Reproduce, character for character, the lines below from the first through the one with "const markBottom = -4.32;". Leave pictures out.

▸ DATASET SECTION:
────

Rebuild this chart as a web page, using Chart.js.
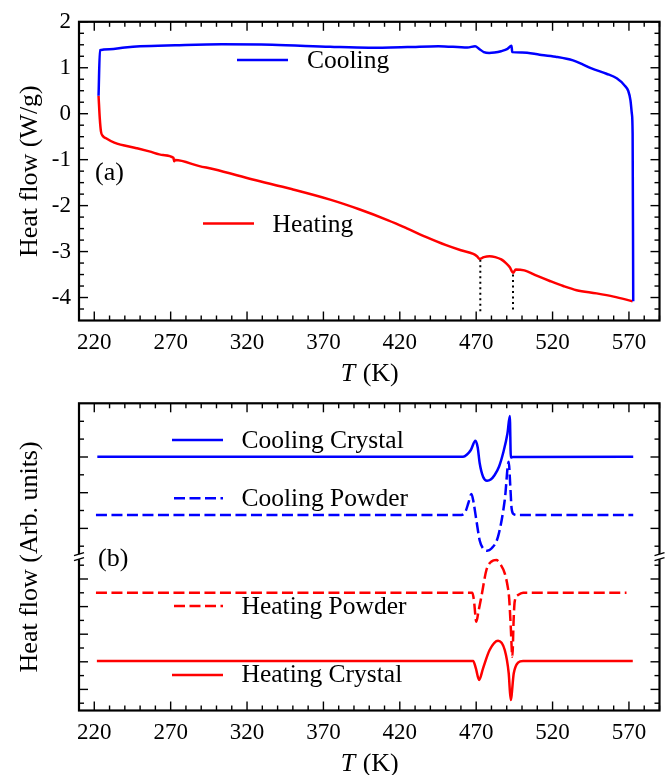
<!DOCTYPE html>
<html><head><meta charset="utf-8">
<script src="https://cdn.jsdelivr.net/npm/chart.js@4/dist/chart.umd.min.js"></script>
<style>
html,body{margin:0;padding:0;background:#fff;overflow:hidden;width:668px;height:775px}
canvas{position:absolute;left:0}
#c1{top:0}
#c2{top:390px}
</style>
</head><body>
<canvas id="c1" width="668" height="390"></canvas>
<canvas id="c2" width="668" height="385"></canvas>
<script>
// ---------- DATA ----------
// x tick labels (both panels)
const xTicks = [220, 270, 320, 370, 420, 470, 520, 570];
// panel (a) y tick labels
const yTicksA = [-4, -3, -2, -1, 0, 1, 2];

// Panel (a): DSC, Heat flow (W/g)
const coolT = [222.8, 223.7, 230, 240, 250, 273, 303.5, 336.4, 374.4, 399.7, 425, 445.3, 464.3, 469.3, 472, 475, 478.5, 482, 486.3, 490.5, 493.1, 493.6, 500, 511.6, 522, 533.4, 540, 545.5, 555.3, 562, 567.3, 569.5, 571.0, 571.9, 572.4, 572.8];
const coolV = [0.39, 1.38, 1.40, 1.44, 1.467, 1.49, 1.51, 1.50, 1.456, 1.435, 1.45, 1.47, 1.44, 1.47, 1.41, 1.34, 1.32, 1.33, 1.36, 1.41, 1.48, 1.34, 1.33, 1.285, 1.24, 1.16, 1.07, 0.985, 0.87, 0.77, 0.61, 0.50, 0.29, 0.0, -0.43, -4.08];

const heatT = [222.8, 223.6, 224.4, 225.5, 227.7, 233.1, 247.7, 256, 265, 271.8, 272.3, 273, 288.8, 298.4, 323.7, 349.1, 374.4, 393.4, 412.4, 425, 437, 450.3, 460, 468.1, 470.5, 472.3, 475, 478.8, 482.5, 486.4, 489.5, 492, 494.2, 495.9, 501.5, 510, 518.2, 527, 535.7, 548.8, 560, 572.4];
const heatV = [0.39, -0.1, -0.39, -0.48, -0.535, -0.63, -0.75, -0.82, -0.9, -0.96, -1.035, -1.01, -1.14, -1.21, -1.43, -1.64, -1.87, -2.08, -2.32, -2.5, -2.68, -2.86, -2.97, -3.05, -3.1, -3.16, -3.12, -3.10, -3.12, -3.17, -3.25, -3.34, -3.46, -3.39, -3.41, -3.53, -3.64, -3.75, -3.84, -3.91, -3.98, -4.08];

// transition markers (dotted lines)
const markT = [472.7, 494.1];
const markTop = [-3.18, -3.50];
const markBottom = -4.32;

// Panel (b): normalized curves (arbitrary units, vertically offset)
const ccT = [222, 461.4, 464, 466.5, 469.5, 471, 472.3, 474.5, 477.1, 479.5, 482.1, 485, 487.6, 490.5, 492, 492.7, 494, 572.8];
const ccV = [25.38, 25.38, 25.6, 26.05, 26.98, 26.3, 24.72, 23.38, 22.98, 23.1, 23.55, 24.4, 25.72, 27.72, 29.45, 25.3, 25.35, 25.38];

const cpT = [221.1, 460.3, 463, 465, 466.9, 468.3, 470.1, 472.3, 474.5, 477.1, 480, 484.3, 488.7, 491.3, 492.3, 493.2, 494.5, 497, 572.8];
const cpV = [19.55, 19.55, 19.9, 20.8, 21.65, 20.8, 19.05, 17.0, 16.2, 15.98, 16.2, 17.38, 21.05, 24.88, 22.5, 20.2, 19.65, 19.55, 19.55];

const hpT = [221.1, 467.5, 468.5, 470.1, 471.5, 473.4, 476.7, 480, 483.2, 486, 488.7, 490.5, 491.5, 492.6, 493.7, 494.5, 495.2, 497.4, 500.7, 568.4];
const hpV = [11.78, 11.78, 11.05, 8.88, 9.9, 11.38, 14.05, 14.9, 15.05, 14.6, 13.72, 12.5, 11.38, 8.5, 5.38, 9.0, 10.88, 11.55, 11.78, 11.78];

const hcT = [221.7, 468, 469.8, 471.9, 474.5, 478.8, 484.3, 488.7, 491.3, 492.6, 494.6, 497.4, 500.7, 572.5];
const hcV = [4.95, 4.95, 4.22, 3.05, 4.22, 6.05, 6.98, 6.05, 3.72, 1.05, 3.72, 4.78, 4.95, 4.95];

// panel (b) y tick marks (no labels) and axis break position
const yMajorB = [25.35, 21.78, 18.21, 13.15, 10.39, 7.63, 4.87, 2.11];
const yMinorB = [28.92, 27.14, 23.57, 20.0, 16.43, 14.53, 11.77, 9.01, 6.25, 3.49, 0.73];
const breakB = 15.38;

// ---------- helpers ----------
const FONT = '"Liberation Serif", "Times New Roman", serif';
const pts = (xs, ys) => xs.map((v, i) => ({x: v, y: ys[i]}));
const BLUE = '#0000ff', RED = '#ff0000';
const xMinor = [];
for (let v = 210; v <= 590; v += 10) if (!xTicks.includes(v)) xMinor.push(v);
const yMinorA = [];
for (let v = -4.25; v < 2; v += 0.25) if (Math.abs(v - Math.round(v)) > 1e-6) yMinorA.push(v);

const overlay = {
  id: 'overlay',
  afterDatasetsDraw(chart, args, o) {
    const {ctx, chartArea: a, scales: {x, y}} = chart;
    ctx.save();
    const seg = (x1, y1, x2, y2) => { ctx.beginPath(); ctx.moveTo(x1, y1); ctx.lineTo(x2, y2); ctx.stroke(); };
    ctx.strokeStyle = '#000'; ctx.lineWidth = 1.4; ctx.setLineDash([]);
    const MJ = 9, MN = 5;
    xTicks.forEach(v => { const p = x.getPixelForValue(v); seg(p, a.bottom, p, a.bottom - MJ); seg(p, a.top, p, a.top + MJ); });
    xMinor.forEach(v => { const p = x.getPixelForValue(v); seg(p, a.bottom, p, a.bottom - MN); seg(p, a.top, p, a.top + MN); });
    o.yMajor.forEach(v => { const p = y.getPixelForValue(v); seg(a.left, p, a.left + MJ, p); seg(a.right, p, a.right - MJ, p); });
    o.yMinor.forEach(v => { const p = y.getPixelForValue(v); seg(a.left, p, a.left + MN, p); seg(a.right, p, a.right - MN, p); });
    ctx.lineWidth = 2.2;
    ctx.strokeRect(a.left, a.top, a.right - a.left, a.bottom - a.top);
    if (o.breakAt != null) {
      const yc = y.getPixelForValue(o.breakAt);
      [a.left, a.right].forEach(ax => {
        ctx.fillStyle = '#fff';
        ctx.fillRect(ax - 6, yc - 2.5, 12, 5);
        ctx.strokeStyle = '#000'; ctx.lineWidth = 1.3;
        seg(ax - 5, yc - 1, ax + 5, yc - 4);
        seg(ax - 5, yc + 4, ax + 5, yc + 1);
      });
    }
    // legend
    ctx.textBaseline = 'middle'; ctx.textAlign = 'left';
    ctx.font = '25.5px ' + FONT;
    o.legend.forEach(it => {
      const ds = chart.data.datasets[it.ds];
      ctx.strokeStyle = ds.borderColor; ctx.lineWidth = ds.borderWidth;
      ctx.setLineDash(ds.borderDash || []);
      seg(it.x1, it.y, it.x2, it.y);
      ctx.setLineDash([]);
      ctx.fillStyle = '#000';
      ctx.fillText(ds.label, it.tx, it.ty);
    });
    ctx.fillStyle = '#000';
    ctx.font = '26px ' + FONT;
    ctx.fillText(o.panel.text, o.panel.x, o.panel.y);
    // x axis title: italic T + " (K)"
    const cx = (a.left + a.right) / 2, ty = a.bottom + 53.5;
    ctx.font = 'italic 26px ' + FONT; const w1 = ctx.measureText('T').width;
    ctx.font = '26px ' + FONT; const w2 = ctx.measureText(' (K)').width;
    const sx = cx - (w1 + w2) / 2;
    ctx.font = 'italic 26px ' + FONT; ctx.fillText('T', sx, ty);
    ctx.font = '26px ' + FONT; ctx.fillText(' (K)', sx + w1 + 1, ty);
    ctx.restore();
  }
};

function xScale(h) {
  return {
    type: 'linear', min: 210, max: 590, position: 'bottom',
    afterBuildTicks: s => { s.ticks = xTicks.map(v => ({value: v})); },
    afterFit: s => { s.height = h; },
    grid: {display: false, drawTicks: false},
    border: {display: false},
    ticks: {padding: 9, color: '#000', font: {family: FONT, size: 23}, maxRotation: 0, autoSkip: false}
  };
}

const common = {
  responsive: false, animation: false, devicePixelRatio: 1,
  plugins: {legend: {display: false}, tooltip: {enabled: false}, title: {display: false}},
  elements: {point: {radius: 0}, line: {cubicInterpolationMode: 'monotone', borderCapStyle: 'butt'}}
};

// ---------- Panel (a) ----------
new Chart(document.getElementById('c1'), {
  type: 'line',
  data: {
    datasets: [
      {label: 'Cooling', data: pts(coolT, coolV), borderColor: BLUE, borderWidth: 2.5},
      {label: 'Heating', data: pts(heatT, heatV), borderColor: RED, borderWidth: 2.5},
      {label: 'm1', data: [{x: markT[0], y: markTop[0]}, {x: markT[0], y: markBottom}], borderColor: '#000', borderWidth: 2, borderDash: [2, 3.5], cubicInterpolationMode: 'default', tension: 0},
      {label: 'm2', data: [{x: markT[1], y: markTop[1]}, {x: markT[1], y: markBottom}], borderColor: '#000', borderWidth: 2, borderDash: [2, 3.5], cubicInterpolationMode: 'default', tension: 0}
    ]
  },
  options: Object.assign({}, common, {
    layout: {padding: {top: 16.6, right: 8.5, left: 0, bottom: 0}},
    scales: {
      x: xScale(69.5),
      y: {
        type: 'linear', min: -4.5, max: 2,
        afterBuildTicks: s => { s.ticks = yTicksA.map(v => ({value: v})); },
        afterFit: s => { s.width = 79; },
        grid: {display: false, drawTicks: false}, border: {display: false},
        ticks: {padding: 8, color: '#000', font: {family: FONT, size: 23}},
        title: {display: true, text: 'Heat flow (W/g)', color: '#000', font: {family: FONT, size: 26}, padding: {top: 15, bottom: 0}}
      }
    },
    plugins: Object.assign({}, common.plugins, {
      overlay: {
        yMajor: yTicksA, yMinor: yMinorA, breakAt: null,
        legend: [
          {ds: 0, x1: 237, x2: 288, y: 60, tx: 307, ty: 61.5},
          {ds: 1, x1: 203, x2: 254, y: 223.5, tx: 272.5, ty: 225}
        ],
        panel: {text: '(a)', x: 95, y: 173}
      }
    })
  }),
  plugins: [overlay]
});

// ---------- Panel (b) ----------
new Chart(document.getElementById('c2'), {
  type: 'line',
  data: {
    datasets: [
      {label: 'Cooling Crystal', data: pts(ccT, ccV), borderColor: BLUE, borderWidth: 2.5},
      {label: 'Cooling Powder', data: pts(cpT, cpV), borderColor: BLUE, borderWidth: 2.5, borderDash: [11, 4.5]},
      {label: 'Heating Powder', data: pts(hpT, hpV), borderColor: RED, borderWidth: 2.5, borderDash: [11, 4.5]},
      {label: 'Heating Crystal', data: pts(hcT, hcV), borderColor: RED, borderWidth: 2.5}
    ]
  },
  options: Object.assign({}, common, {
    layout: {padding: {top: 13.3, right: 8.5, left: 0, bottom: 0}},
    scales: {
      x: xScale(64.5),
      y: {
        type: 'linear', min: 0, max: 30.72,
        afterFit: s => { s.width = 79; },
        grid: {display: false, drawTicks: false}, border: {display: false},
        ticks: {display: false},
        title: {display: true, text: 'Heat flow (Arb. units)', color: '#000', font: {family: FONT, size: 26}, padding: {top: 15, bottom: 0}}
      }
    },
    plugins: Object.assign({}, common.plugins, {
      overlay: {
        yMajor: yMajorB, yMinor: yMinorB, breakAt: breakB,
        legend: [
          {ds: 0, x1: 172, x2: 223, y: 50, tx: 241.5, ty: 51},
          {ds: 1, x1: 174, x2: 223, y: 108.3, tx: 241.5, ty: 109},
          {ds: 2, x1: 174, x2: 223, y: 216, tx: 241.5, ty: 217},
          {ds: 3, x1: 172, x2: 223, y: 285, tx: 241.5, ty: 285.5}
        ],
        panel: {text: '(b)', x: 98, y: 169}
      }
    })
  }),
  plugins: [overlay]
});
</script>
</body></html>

────

▸ RESPONSE FOR THIS EXERCISE:
Rebuild this chart as a web page, using Chart.js.
<!DOCTYPE html>
<html><head><meta charset="utf-8">
<script src="https://cdn.jsdelivr.net/npm/chart.js@4/dist/chart.umd.min.js"></script>
<style>
html,body{margin:0;padding:0;background:#fff;overflow:hidden;width:668px;height:775px}
canvas{position:absolute;left:0}
#c1{top:0}
#c2{top:390px}
</style>
</head><body>
<canvas id="c1" width="668" height="390"></canvas>
<canvas id="c2" width="668" height="385"></canvas>
<script>
// ---------- DATA ----------
// x tick labels (both panels)
const xTicks = [220, 270, 320, 370, 420, 470, 520, 570];
// panel (a) y tick labels
const yTicksA = [-4, -3, -2, -1, 0, 1, 2];

// Panel (a): DSC, Heat flow (W/g)
const coolT = [222.8, 223.7, 230, 240, 250, 273, 303.5, 336.4, 374.4, 399.7, 425, 445.3, 464.3, 469.3, 472, 475, 478.5, 482, 486.3, 490.5, 493.1, 493.6, 500, 511.6, 522, 533.4, 540, 545.5, 555.3, 562, 567.3, 569.5, 571.0, 571.9, 572.4, 572.8];
const coolV = [0.39, 1.38, 1.40, 1.44, 1.467, 1.49, 1.51, 1.50, 1.456, 1.435, 1.45, 1.47, 1.44, 1.47, 1.41, 1.34, 1.32, 1.33, 1.36, 1.41, 1.48, 1.34, 1.33, 1.285, 1.24, 1.16, 1.07, 0.985, 0.87, 0.77, 0.61, 0.50, 0.29, 0.0, -0.43, -4.08];

const heatT = [222.8, 223.6, 224.4, 225.5, 227.7, 233.1, 247.7, 256, 265, 271.8, 272.3, 273, 288.8, 298.4, 323.7, 349.1, 374.4, 393.4, 412.4, 425, 437, 450.3, 460, 468.1, 470.5, 472.3, 475, 478.8, 482.5, 486.4, 489.5, 492, 494.2, 495.9, 501.5, 510, 518.2, 527, 535.7, 548.8, 560, 572.4];
const heatV = [0.39, -0.1, -0.39, -0.48, -0.535, -0.63, -0.75, -0.82, -0.9, -0.96, -1.035, -1.01, -1.14, -1.21, -1.43, -1.64, -1.87, -2.08, -2.32, -2.5, -2.68, -2.86, -2.97, -3.05, -3.1, -3.16, -3.12, -3.10, -3.12, -3.17, -3.25, -3.34, -3.46, -3.39, -3.41, -3.53, -3.64, -3.75, -3.84, -3.91, -3.98, -4.08];

// transition markers (dotted lines)
const markT = [472.7, 494.1];
const markTop = [-3.18, -3.50];
const markBottom = -4.32;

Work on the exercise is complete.